§ **Goal**: Leave the pictures out and quote every line from the start of the listing to the line with "from matplotlib.ticker import MultipleLocator", inclusive.

§ **Collected data**:
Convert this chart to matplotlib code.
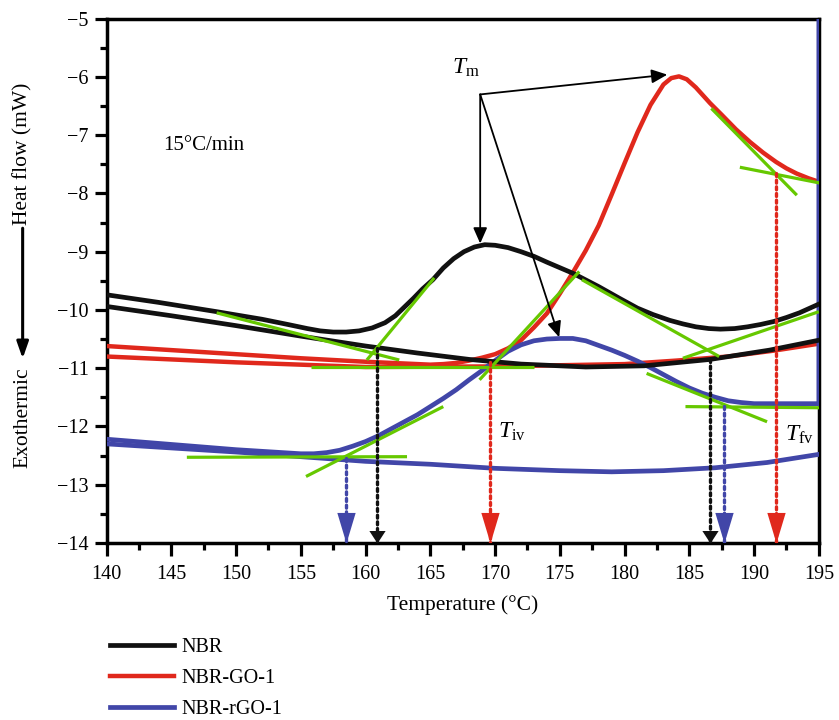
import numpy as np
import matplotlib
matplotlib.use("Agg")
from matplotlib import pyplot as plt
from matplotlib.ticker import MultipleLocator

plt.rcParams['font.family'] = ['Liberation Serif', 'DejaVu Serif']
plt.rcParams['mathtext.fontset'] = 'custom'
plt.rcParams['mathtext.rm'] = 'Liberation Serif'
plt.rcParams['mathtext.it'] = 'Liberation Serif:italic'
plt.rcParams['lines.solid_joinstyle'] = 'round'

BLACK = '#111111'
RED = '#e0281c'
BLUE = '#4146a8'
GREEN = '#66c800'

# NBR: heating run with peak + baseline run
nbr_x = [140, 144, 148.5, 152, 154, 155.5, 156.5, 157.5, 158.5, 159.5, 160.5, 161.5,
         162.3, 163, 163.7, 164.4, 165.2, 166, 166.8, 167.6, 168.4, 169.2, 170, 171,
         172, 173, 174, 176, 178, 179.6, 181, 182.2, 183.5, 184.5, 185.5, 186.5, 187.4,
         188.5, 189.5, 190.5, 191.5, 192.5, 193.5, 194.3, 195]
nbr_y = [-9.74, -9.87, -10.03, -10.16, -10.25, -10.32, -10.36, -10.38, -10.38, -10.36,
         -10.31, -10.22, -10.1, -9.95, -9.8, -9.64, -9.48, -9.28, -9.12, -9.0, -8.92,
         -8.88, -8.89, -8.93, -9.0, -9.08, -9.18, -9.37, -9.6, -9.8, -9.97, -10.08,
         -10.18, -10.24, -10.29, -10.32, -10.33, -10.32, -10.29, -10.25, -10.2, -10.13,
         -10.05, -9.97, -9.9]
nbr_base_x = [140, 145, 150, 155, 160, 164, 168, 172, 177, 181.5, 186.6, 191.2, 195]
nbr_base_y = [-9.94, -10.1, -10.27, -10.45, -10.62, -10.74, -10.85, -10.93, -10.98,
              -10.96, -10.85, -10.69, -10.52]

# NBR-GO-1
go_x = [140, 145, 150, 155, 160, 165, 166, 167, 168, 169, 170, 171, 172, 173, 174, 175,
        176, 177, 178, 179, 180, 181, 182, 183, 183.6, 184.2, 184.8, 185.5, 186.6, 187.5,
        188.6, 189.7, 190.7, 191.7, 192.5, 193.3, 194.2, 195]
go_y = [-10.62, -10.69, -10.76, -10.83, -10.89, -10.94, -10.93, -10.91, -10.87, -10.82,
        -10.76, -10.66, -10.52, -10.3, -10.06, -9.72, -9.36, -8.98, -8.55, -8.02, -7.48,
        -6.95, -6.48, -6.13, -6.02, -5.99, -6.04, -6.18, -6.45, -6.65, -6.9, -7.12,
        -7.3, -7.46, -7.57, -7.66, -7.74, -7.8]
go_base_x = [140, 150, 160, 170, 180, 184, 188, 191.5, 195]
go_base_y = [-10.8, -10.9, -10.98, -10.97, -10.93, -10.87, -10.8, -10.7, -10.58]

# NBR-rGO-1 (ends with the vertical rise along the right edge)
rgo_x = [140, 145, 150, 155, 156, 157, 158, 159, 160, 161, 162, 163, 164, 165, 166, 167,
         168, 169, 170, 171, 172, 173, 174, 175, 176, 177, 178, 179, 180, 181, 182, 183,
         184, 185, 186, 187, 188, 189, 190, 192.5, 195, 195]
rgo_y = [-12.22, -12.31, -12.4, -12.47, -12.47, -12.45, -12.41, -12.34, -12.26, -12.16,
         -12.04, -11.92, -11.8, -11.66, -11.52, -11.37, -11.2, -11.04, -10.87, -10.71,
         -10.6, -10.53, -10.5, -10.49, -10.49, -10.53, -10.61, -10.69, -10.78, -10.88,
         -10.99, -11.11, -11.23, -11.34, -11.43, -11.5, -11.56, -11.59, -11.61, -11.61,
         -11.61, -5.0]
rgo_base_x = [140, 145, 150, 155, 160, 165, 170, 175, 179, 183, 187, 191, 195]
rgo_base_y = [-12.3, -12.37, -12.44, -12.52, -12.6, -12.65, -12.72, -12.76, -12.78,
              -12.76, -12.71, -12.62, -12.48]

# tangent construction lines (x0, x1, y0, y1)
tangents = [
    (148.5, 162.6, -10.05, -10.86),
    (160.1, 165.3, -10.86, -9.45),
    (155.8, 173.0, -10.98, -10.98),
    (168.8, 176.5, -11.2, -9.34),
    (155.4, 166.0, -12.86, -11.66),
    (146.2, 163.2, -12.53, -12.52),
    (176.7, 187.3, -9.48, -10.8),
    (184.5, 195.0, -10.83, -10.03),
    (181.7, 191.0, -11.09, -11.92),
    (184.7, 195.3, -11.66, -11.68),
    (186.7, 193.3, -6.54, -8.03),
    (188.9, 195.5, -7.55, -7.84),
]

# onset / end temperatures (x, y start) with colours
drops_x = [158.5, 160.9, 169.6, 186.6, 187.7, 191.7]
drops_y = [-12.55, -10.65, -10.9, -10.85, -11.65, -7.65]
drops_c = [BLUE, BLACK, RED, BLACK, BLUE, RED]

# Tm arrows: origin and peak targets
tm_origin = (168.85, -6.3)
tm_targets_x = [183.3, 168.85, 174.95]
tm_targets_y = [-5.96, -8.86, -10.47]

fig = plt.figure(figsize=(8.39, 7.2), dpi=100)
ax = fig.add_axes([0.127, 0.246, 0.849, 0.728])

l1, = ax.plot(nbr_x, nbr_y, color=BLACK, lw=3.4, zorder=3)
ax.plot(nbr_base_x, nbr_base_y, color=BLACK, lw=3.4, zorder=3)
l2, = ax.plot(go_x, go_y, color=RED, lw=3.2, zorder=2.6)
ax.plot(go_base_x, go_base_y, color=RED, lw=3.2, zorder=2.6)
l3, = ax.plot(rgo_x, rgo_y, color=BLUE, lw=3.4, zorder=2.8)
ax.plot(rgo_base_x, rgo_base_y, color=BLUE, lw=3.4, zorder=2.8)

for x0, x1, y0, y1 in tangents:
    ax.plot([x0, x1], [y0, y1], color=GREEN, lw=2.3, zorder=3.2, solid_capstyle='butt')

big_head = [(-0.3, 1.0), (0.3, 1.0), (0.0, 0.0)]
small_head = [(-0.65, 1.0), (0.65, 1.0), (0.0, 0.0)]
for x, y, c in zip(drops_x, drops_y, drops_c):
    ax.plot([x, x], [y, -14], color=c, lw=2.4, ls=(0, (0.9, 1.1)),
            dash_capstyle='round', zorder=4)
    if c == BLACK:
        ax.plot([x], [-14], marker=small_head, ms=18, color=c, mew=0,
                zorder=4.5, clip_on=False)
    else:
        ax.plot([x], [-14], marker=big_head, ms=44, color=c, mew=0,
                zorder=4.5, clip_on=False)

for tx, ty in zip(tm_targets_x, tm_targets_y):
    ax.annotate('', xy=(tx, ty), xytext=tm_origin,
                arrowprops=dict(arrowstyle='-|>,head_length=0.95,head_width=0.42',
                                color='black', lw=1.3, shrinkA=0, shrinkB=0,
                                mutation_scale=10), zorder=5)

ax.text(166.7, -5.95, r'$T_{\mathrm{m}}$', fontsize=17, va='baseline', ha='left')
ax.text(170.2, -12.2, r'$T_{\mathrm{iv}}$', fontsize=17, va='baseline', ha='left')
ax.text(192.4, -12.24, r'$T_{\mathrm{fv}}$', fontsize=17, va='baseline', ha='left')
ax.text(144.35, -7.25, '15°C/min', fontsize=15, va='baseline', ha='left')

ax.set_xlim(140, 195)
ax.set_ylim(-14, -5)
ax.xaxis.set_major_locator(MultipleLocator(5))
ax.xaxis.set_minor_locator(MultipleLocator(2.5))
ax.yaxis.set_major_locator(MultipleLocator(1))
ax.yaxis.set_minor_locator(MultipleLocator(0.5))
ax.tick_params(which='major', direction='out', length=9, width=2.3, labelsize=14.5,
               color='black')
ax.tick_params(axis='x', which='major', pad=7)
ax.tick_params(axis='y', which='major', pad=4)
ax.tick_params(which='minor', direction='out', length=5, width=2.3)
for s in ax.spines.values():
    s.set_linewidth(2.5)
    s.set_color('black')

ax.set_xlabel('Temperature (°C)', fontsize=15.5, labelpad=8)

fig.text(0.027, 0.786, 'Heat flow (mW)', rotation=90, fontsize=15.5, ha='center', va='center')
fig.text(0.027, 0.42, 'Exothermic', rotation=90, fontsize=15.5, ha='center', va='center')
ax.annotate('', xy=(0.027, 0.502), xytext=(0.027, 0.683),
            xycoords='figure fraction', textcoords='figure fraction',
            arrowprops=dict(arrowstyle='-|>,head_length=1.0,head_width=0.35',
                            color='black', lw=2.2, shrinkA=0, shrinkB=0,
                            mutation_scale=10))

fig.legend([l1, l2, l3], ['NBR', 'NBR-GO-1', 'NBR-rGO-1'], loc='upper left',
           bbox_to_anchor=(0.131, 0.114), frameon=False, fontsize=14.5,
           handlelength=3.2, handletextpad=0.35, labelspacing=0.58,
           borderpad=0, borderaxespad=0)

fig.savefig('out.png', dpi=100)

§ **Result below**:
Convert this chart to matplotlib code.
import numpy as np
import matplotlib
matplotlib.use("Agg")
from matplotlib import pyplot as plt
from matplotlib.ticker import MultipleLocator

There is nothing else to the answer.